* Goal: Transcribe every line exactly and omit anything that is a picture.

####################

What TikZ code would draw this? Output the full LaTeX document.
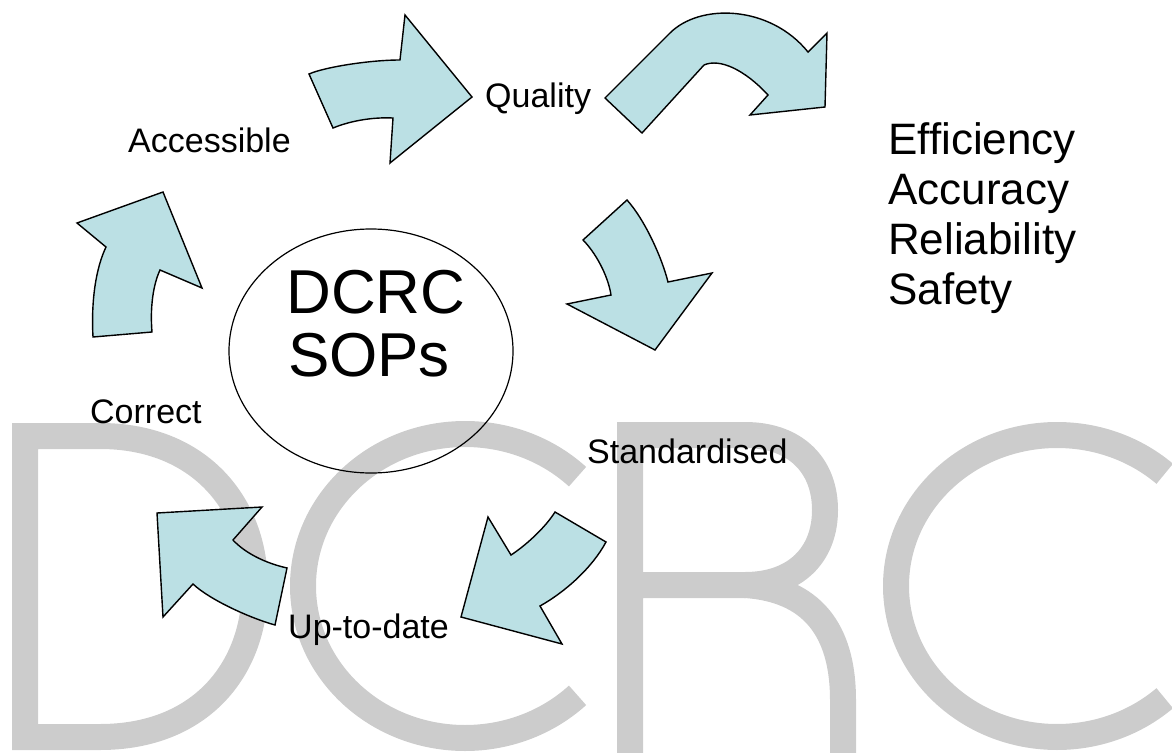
\documentclass[tikz,border=0pt]{standalone}
\usepackage{fontspec}
\setmainfont{Liberation Sans}
\definecolor{arrowblue}{RGB}{187,224,228}
\definecolor{wmgrey}{RGB}{204,204,204}
\tikzset{
  bluearrow/.style={draw=black, line width=1.4pt, fill=arrowblue, line join=miter},
  wmark/.style={draw=wmgrey, line width=26pt, line join=miter},
  lbl/.style={font=\fontsize{34}{40}\selectfont, inner sep=0pt, anchor=base west},
  biglbl/.style={font=\fontsize{44}{50}\selectfont, inner sep=0pt, anchor=base west},
  hub/.style={draw=black, line width=1.2pt, ellipse, minimum width=284pt, minimum height=244pt, inner sep=0pt}
}
\usetikzlibrary{shapes.geometric}
\begin{document}
\begin{tikzpicture}[x=1pt,y=-1pt]
\useasboundingbox (0,0) rectangle (1172,752);
\begin{scope}
\clip (0,0) rectangle (1172,752);
% watermark DCRC
\draw[wmark] (25,436) -- (100,436) .. controls (200,436) and (255,505) .. (255,586)
  .. controls (255,670) and (200,737) .. (100,737) -- (25,737) -- cycle;
\draw[wmark] (465,586) ++(-46:162 and 152) arc[start angle=-46, end angle=-314, x radius=162, y radius=152];
\draw[wmark] (630,770) -- (630,435) -- (745,435) .. controls (795,435) and (825,465) .. (825,510)
  .. controls (825,555) and (795,585) .. (745,585) -- (630,585);
\draw[wmark] (745,585) .. controls (820,590) and (843,640) .. (843,700) -- (843,770);
\draw[wmark] (1057,586) ++(-48:161 and 151) arc[start angle=-48, end angle=-312, x radius=161, y radius=151];
\end{scope}

% arrows
\draw[bluearrow] (309,74) .. controls (325,67) and (370,60) .. (400,60) -- (405,15) -- (472,97)
  -- (390,163) -- (393,118) .. controls (372,117) and (350,121) .. (333,128) -- cycle;
\draw[bluearrow] (605,98) -- (670,33) .. controls (700,3) and (770,5) .. (808,52) -- (827,33)
  -- (825,107) -- (750,115) -- (768,95) .. controls (745,70) and (720,58) .. (704,65) -- (642,133) -- cycle;
\draw[bluearrow] (627,200) -- (583,240) .. controls (595,252) and (608,275) .. (611,295) -- (567,304)
  -- (655,350) -- (712,273) -- (668,282) .. controls (662,258) and (645,220) .. cycle;
\draw[bluearrow] (555,512) -- (606,542) .. controls (592,568) and (565,592) .. (540,606) -- (562,644)
  -- (461,617) -- (488,517) -- (511,555) .. controls (525,546) and (545,528) .. cycle;
\draw[bluearrow] (157,513) -- (262,507) -- (233,540) .. controls (245,553) and (265,563) .. (287,568)
  -- (275,625) .. controls (250,618) and (210,600) .. (193,584) -- (163,617) -- cycle;
\draw[bluearrow] (93,337) -- (152,332) .. controls (150,308) and (153,285) .. (160,270) -- (202,288)
  -- (163,192) -- (77,223) -- (106,247) .. controls (96,268) and (91,300) .. cycle;

% centre
\node[hub] (hub) at (371,351) {};
\node[font=\fontsize{62}{62}\selectfont, inner sep=0pt, anchor=base] (dcrc) at (376,313) {DCRC};
\node[font=\fontsize{62}{62}\selectfont, inner sep=0pt, anchor=base] (sops) at (369,376) {SOPs};

% labels
\node[lbl] (accessible) at (128,152) {Accessible};
\node[lbl] (quality) at (485,107) {Quality};
\node[lbl] (correct) at (90,423) {Correct};
\node[lbl] (standard) at (587,463) {Standardised};
\node[lbl] (uptodate) at (288,638) {Up-to-date};
\node[biglbl] (eff) at (888,154) {Efficiency};
\node[biglbl] (acc) at (888,204) {Accuracy};
\node[biglbl] (rel) at (888,254) {Reliability};
\node[biglbl] (saf) at (888,304) {Safety};
\end{tikzpicture}
\end{document}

####################

* Answer:
What TikZ code would draw this? Output the full LaTeX document.
\documentclass[tikz,border=0pt]{standalone}
\usepackage{fontspec}
\setmainfont{Liberation Sans}
\definecolor{arrowblue}{RGB}{187,224,228}
\definecolor{wmgrey}{RGB}{204,204,204}
\tikzset{
  bluearrow/.style={draw=black, line width=1.4pt, fill=arrowblue, line join=miter},
  wmark/.style={draw=wmgrey, line width=26pt, line join=miter},
  lbl/.style={font=\fontsize{34}{40}\selectfont, inner sep=0pt, anchor=base west},
  biglbl/.style={font=\fontsize{44}{50}\selectfont, inner sep=0pt, anchor=base west},
  hub/.style={draw=black, line width=1.2pt, ellipse, minimum width=284pt, minimum height=244pt, inner sep=0pt}
}
\usetikzlibrary{shapes.geometric}
\begin{document}
\begin{tikzpicture}[x=1pt,y=-1pt]
\useasboundingbox (0,0) rectangle (1172,752);
\begin{scope}
\clip (0,0) rectangle (1172,752);
% watermark DCRC
\draw[wmark] (25,436) -- (100,436) .. controls (200,436) and (255,505) .. (255,586)
  .. controls (255,670) and (200,737) .. (100,737) -- (25,737) -- cycle;
\draw[wmark] (465,586) ++(-46:162 and 152) arc[start angle=-46, end angle=-314, x radius=162, y radius=152];
\draw[wmark] (630,770) -- (630,435) -- (745,435) .. controls (795,435) and (825,465) .. (825,510)
  .. controls (825,555) and (795,585) .. (745,585) -- (630,585);
\draw[wmark] (745,585) .. controls (820,590) and (843,640) .. (843,700) -- (843,770);
\draw[wmark] (1057,586) ++(-48:161 and 151) arc[start angle=-48, end angle=-312, x radius=161, y radius=151];
\end{scope}

% arrows
\draw[bluearrow] (309,74) .. controls (325,67) and (370,60) .. (400,60) -- (405,15) -- (472,97)
  -- (390,163) -- (393,118) .. controls (372,117) and (350,121) .. (333,128) -- cycle;
\draw[bluearrow] (605,98) -- (670,33) .. controls (700,3) and (770,5) .. (808,52) -- (827,33)
  -- (825,107) -- (750,115) -- (768,95) .. controls (745,70) and (720,58) .. (704,65) -- (642,133) -- cycle;
\draw[bluearrow] (627,200) -- (583,240) .. controls (595,252) and (608,275) .. (611,295) -- (567,304)
  -- (655,350) -- (712,273) -- (668,282) .. controls (662,258) and (645,220) .. cycle;
\draw[bluearrow] (555,512) -- (606,542) .. controls (592,568) and (565,592) .. (540,606) -- (562,644)
  -- (461,617) -- (488,517) -- (511,555) .. controls (525,546) and (545,528) .. cycle;
\draw[bluearrow] (157,513) -- (262,507) -- (233,540) .. controls (245,553) and (265,563) .. (287,568)
  -- (275,625) .. controls (250,618) and (210,600) .. (193,584) -- (163,617) -- cycle;
\draw[bluearrow] (93,337) -- (152,332) .. controls (150,308) and (153,285) .. (160,270) -- (202,288)
  -- (163,192) -- (77,223) -- (106,247) .. controls (96,268) and (91,300) .. cycle;

% centre
\node[hub] (hub) at (371,351) {};
\node[font=\fontsize{62}{62}\selectfont, inner sep=0pt, anchor=base] (dcrc) at (376,313) {DCRC};
\node[font=\fontsize{62}{62}\selectfont, inner sep=0pt, anchor=base] (sops) at (369,376) {SOPs};

% labels
\node[lbl] (accessible) at (128,152) {Accessible};
\node[lbl] (quality) at (485,107) {Quality};
\node[lbl] (correct) at (90,423) {Correct};
\node[lbl] (standard) at (587,463) {Standardised};
\node[lbl] (uptodate) at (288,638) {Up-to-date};
\node[biglbl] (eff) at (888,154) {Efficiency};
\node[biglbl] (acc) at (888,204) {Accuracy};
\node[biglbl] (rel) at (888,254) {Reliability};
\node[biglbl] (saf) at (888,304) {Safety};
\end{tikzpicture}
\end{document}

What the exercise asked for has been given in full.